Comment on "Scalings for radiation from plasma bubbles" [Phys. Plasmas 17, 056708 (2010)]

TL;DR

This paper critically examines Thomas's scaling laws for plasma bubble radiation and self-injection thresholds, revealing discrepancies with numerical simulations and clarifying the validity of previous analytical and computational models.

Contribution

The authors demonstrate that Thomas's analytical results for electron trajectories and injection thresholds are inconsistent with numerical simulations, highlighting limitations of the analytical approach.

Findings

Numerical simulations contradict Thomas's self-injection threshold.

Thomas's analytical assumptions lead to incorrect trajectory predictions.

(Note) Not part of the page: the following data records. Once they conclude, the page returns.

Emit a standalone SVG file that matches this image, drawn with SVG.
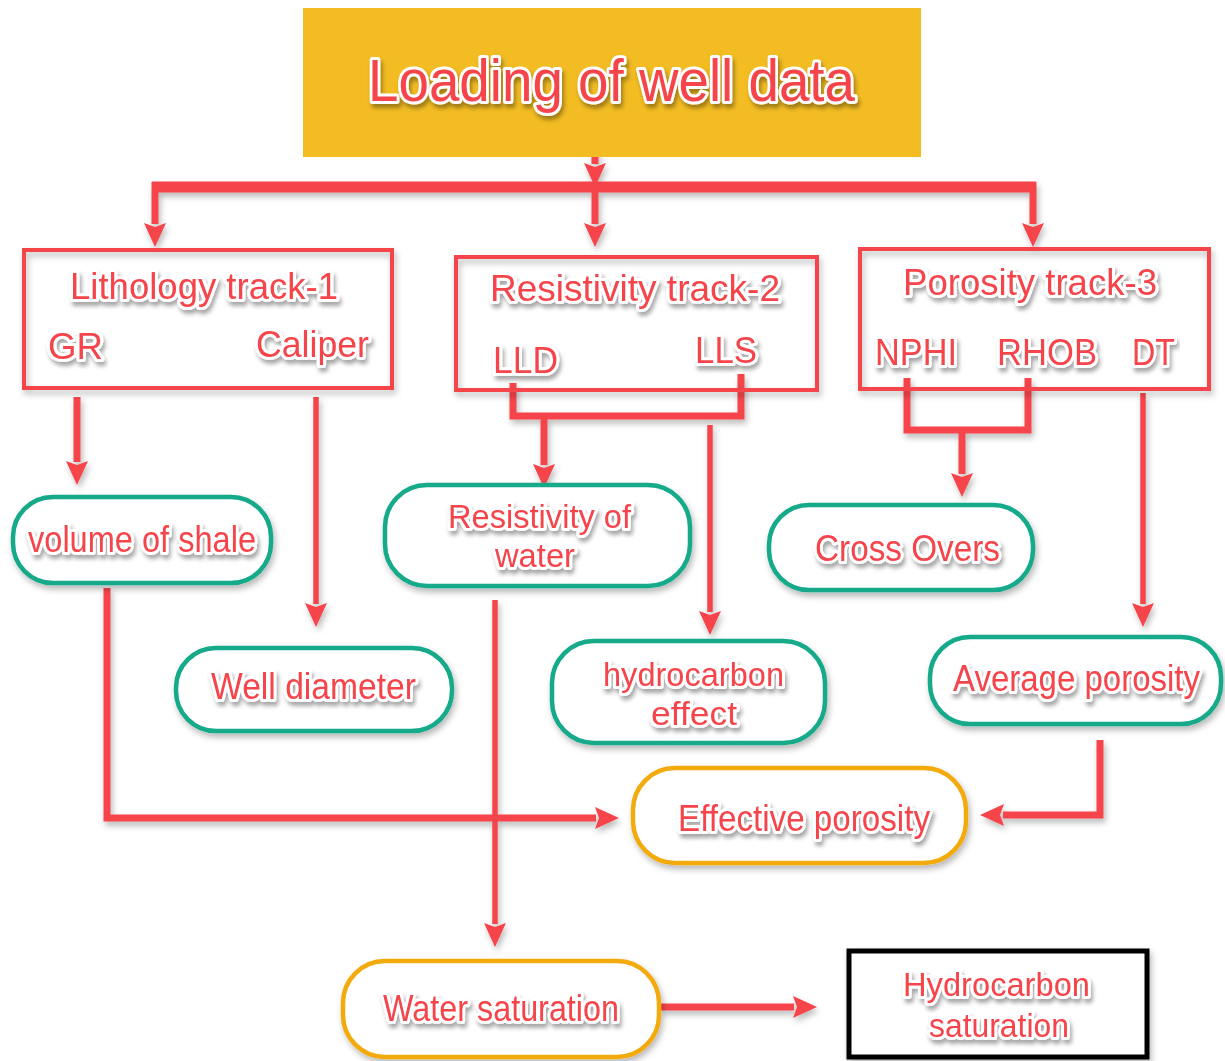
<svg xmlns="http://www.w3.org/2000/svg" width="1225" height="1061" viewBox="0 0 1225 1061">
<defs>
<filter id="ts" x="-10%" y="-30%" width="120%" height="170%">
<feDropShadow dx="2" dy="4" stdDeviation="2" flood-color="#000" flood-opacity="0.35"/>
</filter>
<filter id="ss" x="-10%" y="-10%" width="120%" height="130%">
<feDropShadow dx="2" dy="4" stdDeviation="3" flood-color="#000" flood-opacity="0.28"/>
</filter>
<filter id="cs" filterUnits="userSpaceOnUse" x="0" y="0" width="1225" height="1061">
<feDropShadow dx="2" dy="4" stdDeviation="3" flood-color="#000" flood-opacity="0.28"/>
</filter>
<marker id="ah" viewBox="0 0 24 24" refX="1" refY="12" markerWidth="24" markerHeight="24" markerUnits="userSpaceOnUse" orient="auto">
<path d="M0,1 L24,12 L0,23 L4,12 z" fill="#F5444B"/>
</marker>
</defs>
<style>
.t{font-family:"Liberation Sans",Arial,sans-serif;fill:#F5444B;stroke:#fff;stroke-width:6;stroke-linejoin:round;paint-order:stroke;filter:url(#ts)}
.tr{fill:none;stroke:#F5444B;stroke-width:4;filter:url(#ss)}
.gr{fill:#fff;stroke:#12A98A;stroke-width:4.5;filter:url(#ss)}
.or{fill:#fff;stroke:#F3AA0E;stroke-width:4.5;filter:url(#ss)}
.c{fill:none;stroke:#F5444B;stroke-width:7;stroke-linejoin:miter}
.c5{fill:none;stroke:#F5444B;stroke-width:5.5}
.a{marker-end:url(#ah)}
</style>
<rect width="1225" height="1061" fill="#fff"/>

<g id="connectors" filter="url(#cs)">
<path class="c" d="M152,187 L1036,187" style="stroke-width:11"/>
<path class="c a" d="M595,150 L595,164"/>
<path class="c a" d="M595,192 L595,224"/>
<path class="c a" d="M155,182 L155,224"/>
<path class="c a" d="M1033,182 L1033,224"/>
<path class="c a" d="M77,397 L77,462"/>
<path class="c5 a" d="M316,397 L316,604"/>
<path class="c" d="M513,383 L513,416 L741,416 L741,374"/>
<path class="c a" d="M544,416 L544,465"/>
<path class="c5 a" d="M710,425 L710,612"/>
<path class="c" d="M907,378 L907,430 L1028,430 L1028,378"/>
<path class="c a" d="M962,430 L962,474"/>
<path class="c5 a" d="M1143,393 L1143,604"/>
<path class="c a" d="M107,588 L107,818 L596,818"/>
<path class="c5 a" d="M495,600 L495,924"/>
<path class="c a" d="M1100,740 L1100,815 L1003,815"/>
<path class="c a" d="M660,1007 L794,1007"/>
</g>

<g id="loading">
<rect x="303" y="8" width="618" height="149" fill="#F2BC22"/>
<text class="t" x="368" y="101" font-size="60" textLength="487" lengthAdjust="spacingAndGlyphs">Loading of well data</text>
</g>

<g id="lithology">
<rect class="tr" x="24" y="250" width="368" height="138"/>
<text class="t" x="70" y="299" font-size="36" textLength="268" lengthAdjust="spacingAndGlyphs">Lithology track-1</text>
<text class="t" x="48" y="359" font-size="36" textLength="55" lengthAdjust="spacingAndGlyphs">GR</text>
<text class="t" x="256" y="357" font-size="36" textLength="113" lengthAdjust="spacingAndGlyphs">Caliper</text>
</g>

<g id="resistivity">
<rect class="tr" x="456" y="257" width="361" height="133"/>
<text class="t" x="490" y="301" font-size="36" textLength="290" lengthAdjust="spacingAndGlyphs">Resistivity track-2</text>
<text class="t" x="493" y="373" font-size="36" textLength="65" lengthAdjust="spacingAndGlyphs">LLD</text>
<text class="t" x="695" y="363" font-size="36" textLength="62" lengthAdjust="spacingAndGlyphs">LLS</text>
</g>

<g id="porosity">
<rect class="tr" x="860" y="249" width="349" height="140"/>
<text class="t" x="903" y="295" font-size="36" textLength="254" lengthAdjust="spacingAndGlyphs">Porosity track-3</text>
<text class="t" x="875" y="365" font-size="36" textLength="82" lengthAdjust="spacingAndGlyphs">NPHI</text>
<text class="t" x="997" y="365" font-size="36" textLength="100" lengthAdjust="spacingAndGlyphs">RHOB</text>
<text class="t" x="1132" y="365" font-size="36" textLength="43" lengthAdjust="spacingAndGlyphs">DT</text>
</g>

<g id="vshale">
<rect class="gr" x="13" y="497" width="258" height="86" rx="40"/>
<text class="t" x="28" y="552" font-size="36" textLength="228" lengthAdjust="spacingAndGlyphs">volume of shale</text>
</g>

<g id="welldiameter">
<rect class="gr" x="176" y="648" width="276" height="83" rx="40"/>
<text class="t" x="211" y="699" font-size="36" textLength="205" lengthAdjust="spacingAndGlyphs">Well diameter</text>
</g>

<g id="rw">
<rect class="gr" x="385" y="485" width="305" height="101" rx="42"/>
<text class="t" x="448" y="528" font-size="33" textLength="183" lengthAdjust="spacingAndGlyphs">Resistivity of</text>
<text class="t" x="495" y="567" font-size="33" textLength="80" lengthAdjust="spacingAndGlyphs">water</text>
</g>

<g id="hceffect">
<rect class="gr" x="552" y="641" width="273" height="102" rx="42"/>
<text class="t" x="603" y="686" font-size="33" textLength="181" lengthAdjust="spacingAndGlyphs">hydrocarbon</text>
<text class="t" x="651" y="725" font-size="33" textLength="86" lengthAdjust="spacingAndGlyphs">effect</text>
</g>

<g id="crossovers">
<rect class="gr" x="769" y="505" width="264" height="85" rx="40"/>
<text class="t" x="815" y="561" font-size="36" textLength="185" lengthAdjust="spacingAndGlyphs">Cross Overs</text>
</g>

<g id="avgporosity">
<rect class="gr" x="930" y="637" width="291" height="87" rx="40"/>
<text class="t" x="953" y="691" font-size="36" textLength="247" lengthAdjust="spacingAndGlyphs">Average porosity</text>
</g>

<g id="effporosity">
<rect class="or" x="633" y="768" width="333" height="95" rx="42"/>
<text class="t" x="678" y="831" font-size="36" textLength="252" lengthAdjust="spacingAndGlyphs">Effective porosity</text>
</g>

<g id="watersat">
<rect class="or" x="343" y="961" width="316" height="96" rx="42"/>
<text class="t" x="383" y="1021" font-size="36" textLength="236" lengthAdjust="spacingAndGlyphs">Water saturation</text>
</g>

<g id="hcsat">
<rect x="849" y="951" width="298" height="106" fill="#fff" stroke="#000" stroke-width="5" filter="url(#ss)"/>
<text class="t" x="903" y="996" font-size="34" textLength="187" lengthAdjust="spacingAndGlyphs">Hydrocarbon</text>
<text class="t" x="929" y="1037" font-size="34" textLength="140" lengthAdjust="spacingAndGlyphs">saturation</text>
</g>
</svg>
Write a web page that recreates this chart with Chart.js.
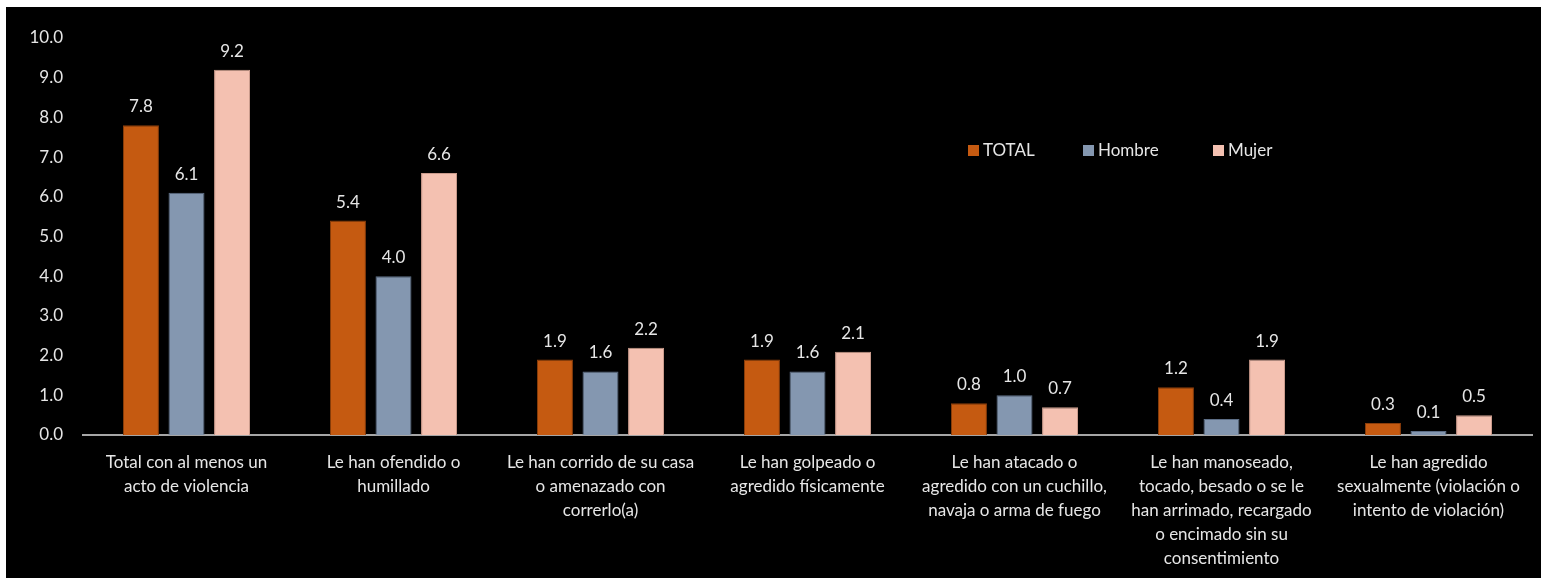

Kostyukov et al.'s analysis remains mathematically correct, but its applicability is questioned.

Abstract

Thomas has recently derived scaling laws for X-ray radiation from electrons accelerated in plasma bubbles, as well as a threshold for the self-injection of background electrons into the bubble [A. G. R. Thomas, Phys. Plasmas 17, 056708 (2010)]. To obtain this threshold, the equations of motion for a test electron are studied within the frame of the bubble model, where the bubble is described by prescribed electromagnetic fields and has a perfectly spherical shape. The author affirms that any elliptical trajectory of the form x'^2/{\gamma}_p^2 + y'^2 = R^2 is solution of the equations of motion (in the bubble frame), within the approximation p'_y^2/p'_x^2 \ll 1. In addition, he highlights that his result is different from the work of Kostyukov et al. [Phys. Rev. Lett. 103, 175003 (2009)], and explains the error committed by Kostyukov-Nerush-Pukhov-Seredov (KNPS). In this comment, we show that numerically integrated trajectories, based on the same equations than the analytical work of Thomas, lead to a completely different result for the self-injection threshold, the result published by KNPS [Phys. Rev. Lett. 103, 175003 (2009)]. We explain why the analytical analysis of Thomas fails and we provide a discussion based on numerical simulations which show exactly where the difference arises. We also show that the arguments of Thomas concerning the error of KNPS do not hold, and that their analysis is mathematically correct. Finally, we emphasize that if the KNPS threshold is found not to be verified in PIC (Particle In Cell) simulations or experiments, it is due to a deficiency of the model itself, and not to an error in the mathematical derivation.